Federal Reserve Chairman Jerome Powell delivered a highly anticipated speech at the National Association for Business Economics Annual Meeting, marking his first public address since last week’s inflation report. Powell struck a cautiously optimistic tone, discussing the Fed’s recent monetary policy moves and the broader economic outlook.
Powell began by acknowledging the recent economic progress, stating, “Our economy is strong overall and has made significant progress over the past two years toward achieving our dual-mandate goals of maximum employment and stable prices.”
- He pointed to a robust labor market and inflation that, according to new data, is slowing faster than anticipated. The Personal Consumption Expenditures (PCE) report for August showed that inflation was moderating, giving the Fed additional room to adjust its policies.
Rate Cut: One of the key highlights of Powell’s speech was the Federal Open Market Committee’s (FOMC) decision to cut interest rates by 50 basis points during their last meeting. Powell explained the rationale behind the move, stating, “That decision reflects our growing confidence that, with an appropriate recalibration of our policy stance, strength in the labor market can be maintained in an environment of moderate economic growth and inflation moving sustainably down to our objective.”
- This rate cut signals the Fed’s belief that the economy can achieve lower inflation while sustaining a strong job market.
Labor Market: Powell was positive but realistic, noting that while the job market remains solid, conditions have cooled compared to previous years. “Many indicators show the labor market is solid,” he said. However, he acknowledged that workers are now seeing fewer job openings compared to 2019.
- The moderation in job growth, combined with increased labor supply, has pushed the unemployment rate up to 4.2%, still low by historical standards. Importantly,
- Powell emphasized that further cooling in the labor market was not necessary to achieve the Fed’s 2% inflation target.

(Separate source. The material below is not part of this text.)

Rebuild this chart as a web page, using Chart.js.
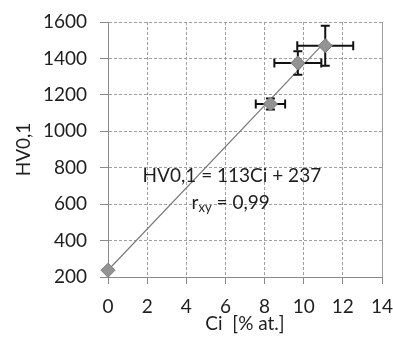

Inflation: Powell noted encouraging signs of progress, citing the recent PCE data. “Disinflation has been broad-based, and recent data indicate further progress toward a sustained return to 2 percent,” he said. Core goods prices have fallen by 0.5% over the past year, a reflection of easing supply chain issues. Core services inflation, outside of housing, is also nearing pre-pandemic levels.
- However, Powell acknowledged that inflation in housing services remains stubborn. “Housing services inflation continues to decline, but sluggishly,” he remarked, pointing to slow growth in rents as a positive indicator. As long as new rent increases remain modest, Powell expects housing inflation to continue to fall.
Looking Ahead: Powell reaffirmed the Fed’s commitment to data-driven decisions, avoiding any preset path for future rate adjustments. “Looking forward, if the economy evolves broadly as expected, policy will move over time toward a more neutral stance. But we are not on any preset course. The risks are two-sided, and we will continue to make our decisions meeting by meeting,” he said.
Bottom Line: Powell struck a balanced note, affirming the Fed’s readiness to use its tools to support the economy. “Overall, the economy is in solid shape; we intend to use our tools to keep it there,” he emphasized, leaving open the possibility of further adjustments as new data becomes available.